Karena hal itu, terlintaslah di pikiran Soekanta untuk mengajak mereka belajar di masjid seminggu sekali, di waktu Subuh. Soekarta berharap apa yang dia ketahui, maupun ilmu yang diperoleh dapat dikembangkan.
Singkat cerita, anak-anak yang awalnya sedikit, mengikuti didikan Subuh, lama-kelamaan menjadi banyak. Sejumlah pemuda dari berbagai kalangan dan pendidikan waktu itu bersama Soekarta membangun gerakan Didikan Subuh. Berbagai dukungan pun datang. Anak-anak itu bahkan diajari bermain drum band di siang harinya, sebagai penarik hati ke masjid.
“Waktu Didikan Subuh, kami diajari hafalan ayat Al Qur’an, Hadist, pidato, sajak/pantun. Ini sangat berkesan bagi kami. Didikan Subuh di sini memberikan motivasi kepada kami menjadi pribadi yang mencintai masjid, pribadi yang percaya diri. Di Masjid Jihad inilah Didikan Subuh itu pertama kali tercetus tahun 1963 silam,” kata H. Asrizal Aziz (65), yang mengikuti Didikan Subuh di Masjid Raya Jihad di tahun tersebut.

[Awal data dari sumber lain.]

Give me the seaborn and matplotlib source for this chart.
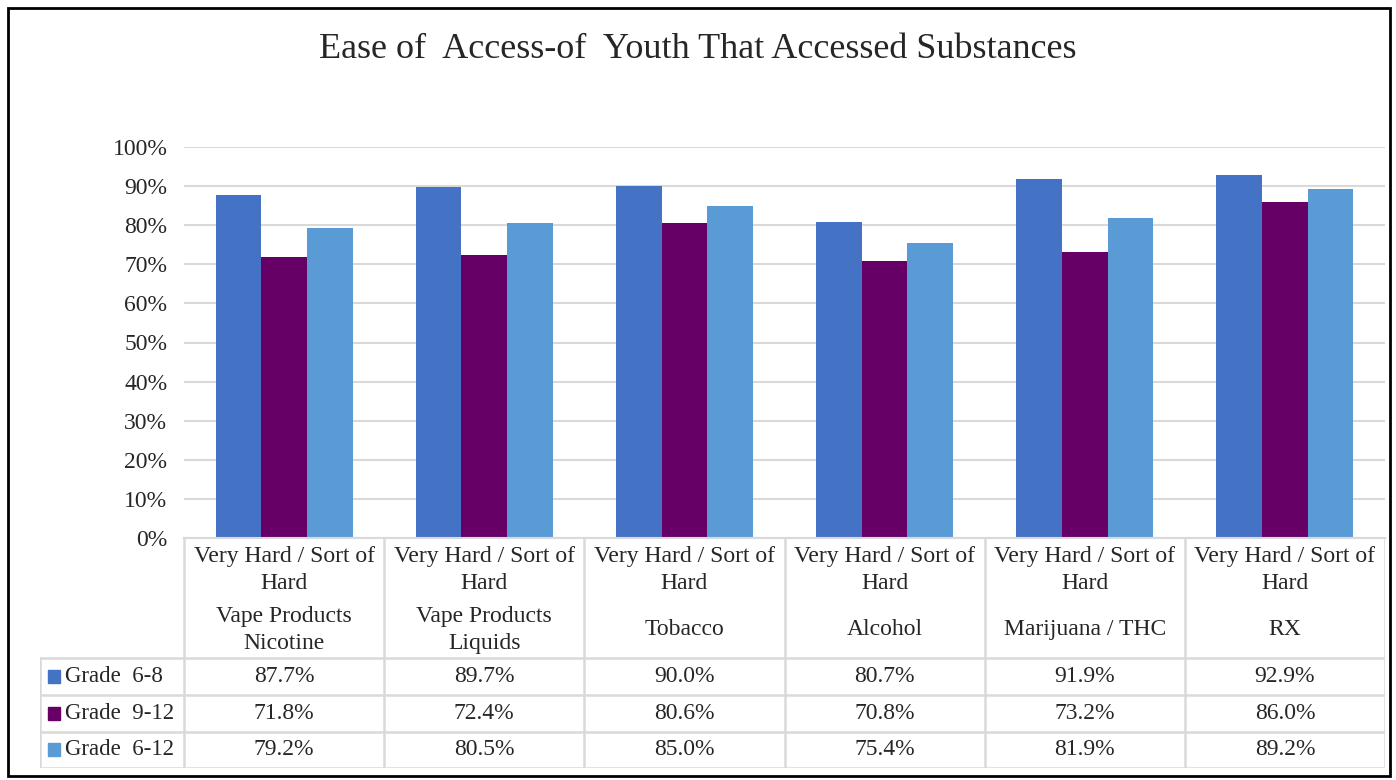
import pandas as pd
import matplotlib
matplotlib.use("Agg")
import matplotlib.pyplot as plt
import seaborn as sns
from matplotlib.patches import Rectangle

substances = ["Vape Products\nNicotine", "Vape Products\nLiquids", "Tobacco",
              "Alcohol", "Marijuana / THC", "RX"]
access_label = "Very Hard / Sort of\nHard"
grades = ["Grade  6-8", "Grade  9-12", "Grade  6-12"]
grade_6_8 = [87.7, 89.7, 90.0, 80.7, 91.9, 92.9]
grade_9_12 = [71.8, 72.4, 80.6, 70.8, 73.2, 86.0]
grade_6_12 = [79.2, 80.5, 85.0, 75.4, 81.9, 89.2]
colors = ["#4472C4", "#660066", "#5B9BD5"]

rows = []
for g, vals in zip(grades, [grade_6_8, grade_9_12, grade_6_12]):
    for s, v in zip(substances, vals):
        rows.append({"Substance": s, "Grade": g, "Pct": v})
df = pd.DataFrame(rows)

sns.set_theme(style="white")
plt.rcParams["font.family"] = ["Liberation Serif", "DejaVu Serif"]

W, H = 1396, 780
fig = plt.figure(figsize=(W / 100, H / 100), dpi=100)
grid_c = "#D9D9D9"
txt_c = "#262626"
fs = 17

# plot area in pixels
x0, x1 = 184, 1385
y_top, y_bot = 147, 538
ax = fig.add_axes([x0 / W, 1 - y_bot / H, (x1 - x0) / W, (y_bot - y_top) / H])
sns.barplot(data=df, x="Substance", y="Pct", hue="Grade", order=substances,
            hue_order=grades, palette=colors, width=0.685, saturation=1,
            legend=False, ax=ax, errorbar=None, linewidth=0)
ax.set_xlim(-0.5, 5.5)
ax.set_ylim(0, 100)
ax.set_yticks(range(0, 101, 10))
ax.set_yticklabels([f"{t}%" for t in range(0, 101, 10)], fontsize=fs, color=txt_c)
ax.yaxis.grid(True, color=grid_c, linewidth=1.5)
ax.set_axisbelow(True)
ax.set_xticks([])
ax.set_xlabel("")
ax.set_ylabel("")
for sp in ["top", "right", "left"]:
    ax.spines[sp].set_visible(False)
ax.spines["bottom"].set_color(grid_c)
ax.spines["bottom"].set_linewidth(1.5)
ax.tick_params(axis="y", length=0, pad=12)

# data table
tx0, ty_bot = 40, 768
n = len(substances)
colw = (x1 - x0) / n
leg_w = (x0 - tx0) / colw
tax = fig.add_axes([tx0 / W, 1 - ty_bot / H, (x1 - tx0) / W, (ty_bot - y_bot) / H])
tax.set_xlim(-0.5 - leg_w, n - 0.5)
tax.set_ylim(ty_bot, y_bot)
tax.axis("off")

row_y = [658, 695, 732, 768]
lw = 1.8
for i in range(n + 1):
    tax.plot([i - 0.5, i - 0.5], [y_bot, ty_bot], color=grid_c, lw=lw, solid_capstyle="butt")
tax.plot([-0.5 - leg_w] * 2, [row_y[0], ty_bot], color=grid_c, lw=lw)
for yy in row_y:
    tax.plot([-0.5 - leg_w, n - 0.5], [yy, yy], color=grid_c, lw=lw)

for i, s in enumerate(substances):
    tax.text(i, 570, access_label, ha="center", va="center", fontsize=fs,
             color=txt_c, linespacing=1.38)
    tax.text(i, 630, s, ha="center", va="center", fontsize=fs,
             color=txt_c, linespacing=1.38)

for r, (g, vals, c) in enumerate(zip(grades, [grade_6_8, grade_9_12, grade_6_12], colors)):
    yc = (row_y[r] + row_y[r + 1]) / 2
    tax.add_patch(Rectangle((-0.5 - leg_w + 0.04, yc - 6.5), 0.06, 13, color=c))
    tax.text(-0.5 - leg_w + 0.125, yc, g, ha="left", va="center", fontsize=16.5, color=txt_c)
    for i, v in enumerate(vals):
        tax.text(i, yc, f"{v:.1f}%", ha="center", va="center", fontsize=fs, color=txt_c)

fig.text(0.5, 1 - 49 / H, "Ease of  Access-of  Youth That Accessed Substances",
         ha="center", va="center", fontsize=26, color=txt_c)

fig.patches.append(Rectangle((8 / W, 4 / H), (1390 - 8) / W, (772 - 4) / H,
                             transform=fig.transFigure, fill=False,
                             edgecolor="black", linewidth=2))

fig.savefig("out.png", dpi=100, facecolor="white")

Dikatakan Pengurus Masjid Jihad itu, masjid-masjid di Padang Panjang akhirnya mengikuti Didikan Subuh yang diterapkan di Masjid Jihad. Hingga akhirnya Didikan Subuh menggema sampai ke berbagai daerah di Sumbar. “Didikan Subuh sempat terhenti tahun 1965 saat ada pergolakan. Didikan Subuh bangkit kembali di tahun 1967 sampai saat ini,” pungkasnya.